Neuer Friedhofsnavigator

Nach Hajeks Umfrage besuchen 37 Prozent der Wiener regelmäßig einen Friedhof. Jene, die verstorbene Angehörige seltener besuchen, müssen öfter nach dem Grab suchen – das betrifft rund 30 Prozent der Wiener. Daher wurde die Webseite www.friedhoefewien.at um einen Service erweitert: Bisher konnten hier Verstorbene nach Eingabe des Namens ausfindig gemacht werden, so wie auch der Friedhof, auf dem sie begraben sind (alle Wiener Grabstellen, die belegt sind, werden hier erfasst). Nun zeigt auch ein Friedhofsnavigator den genauen Standort des Grabes mittels eines Karten- oder Satellitenbildes – speziell gedacht für das Abrufen per Smartphone.
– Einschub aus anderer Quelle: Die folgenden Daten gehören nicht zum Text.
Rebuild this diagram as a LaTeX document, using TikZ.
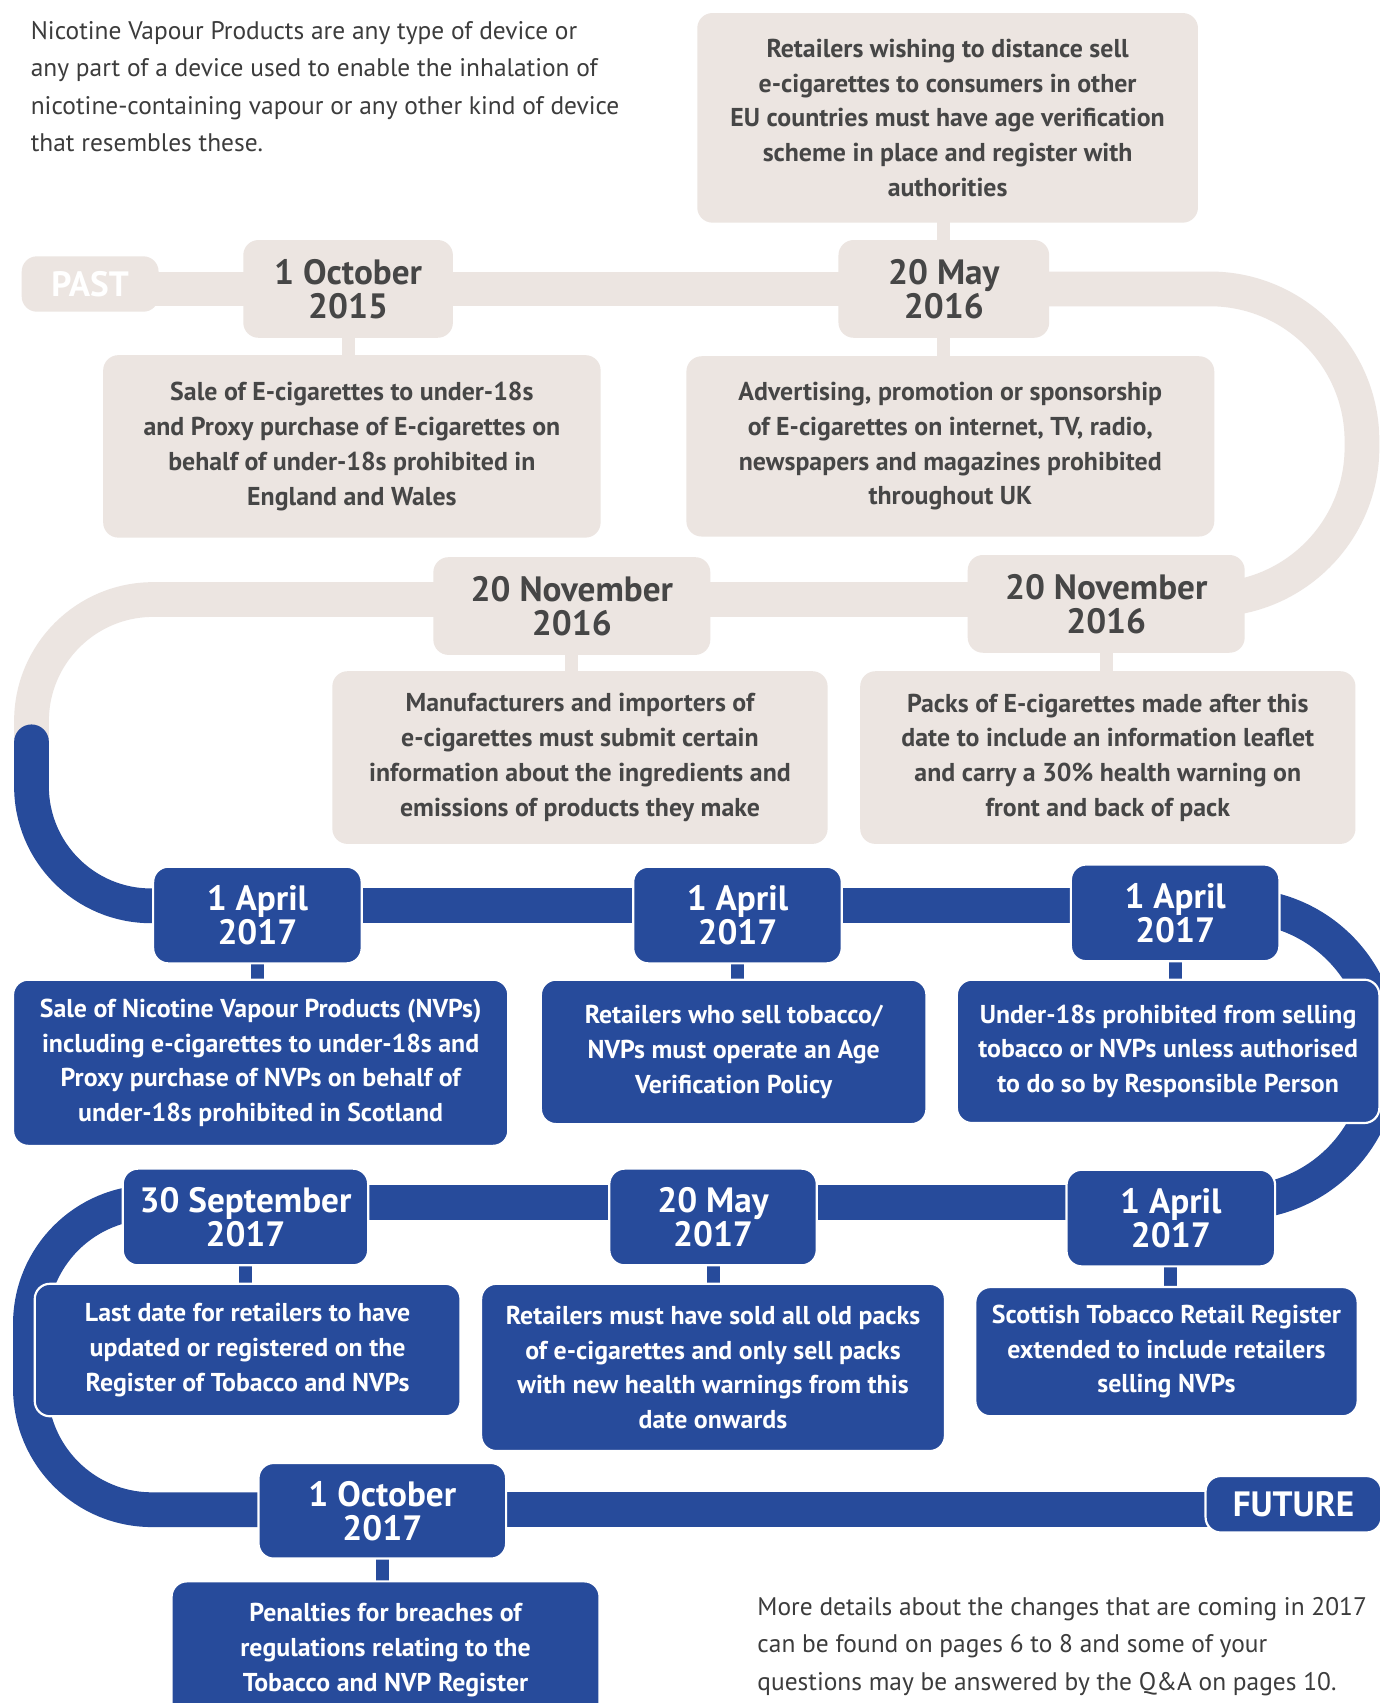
\documentclass[tikz,border=0pt]{standalone}
\usepackage{fontspec}
\setmainfont{PT Sans}
\usetikzlibrary{backgrounds}
\definecolor{beige}{HTML}{ECE5E1}
\definecolor{nblue}{HTML}{274B9B}
\definecolor{dgray}{HTML}{464646}
\definecolor{tgray}{HTML}{3C3C3C}
\newcommand\boxtxt{\bfseries\fontsize{11.9}{16}\selectfont}
\newcommand\datetxt{\bfseries\fontsize{16.2}{15.6}\selectfont}
\newcommand\introtxt{\fontsize{11.7}{17.3}\selectfont}
\newcommand\placebox[7]{\node[#6, minimum width={(#4-(#2))*0.5pt}, minimum height={(#5-(#3))*0.5pt}] (#1) at ({((#2)+(#4))/2},{((#3)+(#5))/2}) {#7};}
\tikzset{
  card/.style={rectangle, rounded corners=7pt, inner sep=0pt, align=center},
  bcard/.style={card, fill=beige, text=dgray, font=\boxtxt},
  bdate/.style={card, fill=beige, text=dgray, font=\datetxt},
  ucard/.style={card, fill=nblue, draw=white, line width=1pt, text=white, font=\boxtxt},
  udate/.style={card, fill=nblue, draw=white, line width=1pt, text=white, font=\datetxt},
  bband/.style={line width=16pt, draw=beige},
  uband/.style={line width=16pt, draw=nblue},
  bstem/.style={line width=6pt, draw=beige},
  ustem/.style={line width=6pt, draw=nblue},
}
\begin{document}
\begin{tikzpicture}[x=0.5pt, y=-0.5pt]
\useasboundingbox (0,0) rectangle (1270,1568);
% intro texts
\node[anchor=north west, align=left, text=tgray, font=\introtxt, inner sep=0pt] (intro) at (28,19)
  {Nicotine Vapour Products are any type of device or\\any part of a device used to enable the inhalation of\\nicotine-containing vapour or any other kind of device\\that resembles these.};
\node[anchor=north west, align=left, text=tgray, font=\introtxt, inner sep=0pt] (more) at (697,1470)
  {More details about the changes that are coming in 2017\\can be found on pages 6 to 8 and some of your\\questions may be answered by the Q\&A on pages 10.};
% beige boxes
\placebox{retail}{642}{12}{1103}{205}{bcard}{Retailers wishing to distance sell\\e-cigarettes to consumers in other\\EU countries must have age verification\\scheme in place and register with\\authorities}
\placebox{past}{20}{236}{146}{287}{bdate, text=white}{PAST}
\placebox{oct15}{224}{221}{417}{311}{bdate}{1 October\\2015}
\placebox{may16}{772}{221}{966}{311}{bdate}{20 May\\2016}
\placebox{saleEW}{95}{327}{553}{495}{bcard}{Sale of E-cigarettes to under-18s\\and Proxy purchase of E-cigarettes on\\behalf of under-18s prohibited in\\England and Wales}
\placebox{advert}{632}{328}{1118}{494}{bcard}{Advertising, promotion or sponsorship\\of E-cigarettes on internet, TV, radio,\\newspapers and magazines prohibited\\throughout UK}
\placebox{novL}{399}{513}{654}{603}{bdate}{20 November\\2016}
\placebox{novR}{891}{511}{1146}{601}{bdate}{20 November\\2016}
\placebox{manuf}{306}{618}{762}{777}{bcard}{Manufacturers and importers of\\e-cigarettes must submit certain\\information about the ingredients and\\emissions of products they make}
\placebox{packs}{792}{618}{1248}{777}{bcard}{Packs of E-cigarettes made after this\\date to include an information leaflet\\and carry a 30\% health warning on\\front and back of pack}
% blue boxes
\placebox{aprA}{141}{798}{333}{887}{udate}{1 April\\2017}
\placebox{aprB}{583}{798}{775}{887}{udate}{1 April\\2017}
\placebox{aprC}{986}{796}{1178}{885}{udate}{1 April\\2017}
\placebox{nvpScot}{12}{902}{468}{1055}{ucard}{Sale of Nicotine Vapour Products (NVPs)\\including e-cigarettes to under-18s and\\Proxy purchase of NVPs on behalf of\\under-18s prohibited in Scotland}
\placebox{ageVer}{498}{902}{853}{1035}{ucard}{Retailers who sell tobacco/\\NVPs must operate an Age\\Verification Policy}
\placebox{under18}{881}{902}{1270}{1034}{ucard}{Under-18s prohibited from selling\\tobacco or NVPs unless authorised\\to do so by Responsible Person}
\placebox{aprD}{982}{1077}{1174}{1166}{udate}{1 April\\2017}
\placebox{may17}{561}{1076}{752}{1165}{udate}{20 May\\2017}
\placebox{sep17}{113}{1076}{339}{1165}{udate}{30 September\\2017}
\placebox{lastDate}{32}{1182}{424}{1304}{ucard}{Last date for retailers to have\\updated or registered on the\\Register of Tobacco and NVPs}
\placebox{oldPacks}{443}{1182}{870}{1336}{ucard}{Retailers must have sold all old packs\\of e-cigarettes and only sell packs\\with new health warnings from this\\date onwards}
\placebox{scotReg}{898}{1185}{1250}{1304}{ucard}{Scottish Tobacco Retail Register\\extended to include retailers\\selling NVPs}
\placebox{oct17}{238}{1347}{466}{1435}{udate}{1 October\\2017}
\placebox{future}{1110}{1359}{1272}{1411}{udate}{FUTURE}
\placebox{penal}{158}{1456}{552}{1582}{ucard}{Penalties for breaches of\\regulations relating to the\\Tobacco and NVP Register}
% track and stems
\begin{scope}[on background layer]
\fill[white] (0,0) rectangle (1270,1568);
\coordinate (w1) at (1254,266);
\coordinate (w2) at (1254,552);
\coordinate (w3) at (29,552);
\coordinate (w4) at (29,700);
\coordinate (c0) at (29,683);
\coordinate (c1) at (29,834);
\coordinate (c2) at (1272,834);
\coordinate (c3) at (1272,1107);
\coordinate (c4) at (28,1107);
\coordinate (c5) at (28,1390);
\draw[bband] (past |- w1) -- (may16 |- w1);
\draw[bband, rounded corners=70pt] (may16 |- w1) -- (w1) -- (w2) -- (novR |- w2);
\draw[bband] (novR |- w2) -- (novL |- w2);
\draw[bband, rounded corners=56pt] (novL |- w2) -- (w3) -- (w4);
\draw[uband, line cap=round, rounded corners=55pt] (c0) -- (c1) -- (aprA |- c1);
\draw[uband] (aprA |- c1) -- (aprC |- c1);
\draw[uband, rounded corners=66pt] (aprC |- c1) -- (c2) -- (c3) -- (aprD |- c3);
\draw[uband] (aprD |- c3) -- (sep17 |- c3);
\draw[uband, rounded corners=56pt] (sep17 |- c3) -- (c4) -- (c5) -- (oct17 |- c5);
\draw[uband] (oct17 |- c5) -- (future |- c5);
\draw[bstem] (may16.center) -- (may16 |- retail.center);
\draw[bstem] (oct15.center) -- (oct15 |- saleEW.center);
\draw[bstem] (may16.center) -- (may16 |- advert.center);
\draw[bstem] (novL.center) -- (novL |- manuf.center);
\draw[bstem] (novR.center) -- (novR |- packs.center);
\draw[ustem] (aprA.center) -- (aprA |- nvpScot.center);
\draw[ustem] (aprB.center) -- (aprB |- ageVer.center);
\draw[ustem] (aprC.center) -- (aprC |- under18.center);
\draw[ustem] (sep17.center) -- (sep17 |- lastDate.center);
\draw[ustem] (may17.center) -- (may17 |- oldPacks.center);
\draw[ustem] (aprD.center) -- (aprD |- scotReg.center);
\draw[ustem] (oct17.center) -- (oct17 |- penal.center);
\end{scope}
\end{tikzpicture}
\end{document}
Ab 2013 soll der Navigator Besuchern direkt auf dem Friedhof die richtige Richtung weisen – so wie bereits im Auto gewohnt: „Bei der nächsten Biegung rechts“.

Auf einen Blick

Umfrage. Laut Meinungsforscher Peter Hajek besucht ein Prozent der Wiener täglich, besuchen elf Prozent wöchentlich und 25 Prozent einmal monatlich einen Friedhof. Zudem können sich immer mehr Wiener eine alternative Bestattung vorstellen: 18 Prozent „sicher“, 16 Prozent „eher“ (vor sechs Jahren waren es noch sechs und zwölf Prozent). Auch eine „Zusatznutzung“ der Friedhöfe wird größtenteils befürwortet: als Erholungsgebiet und als Lebensraum für Tiere.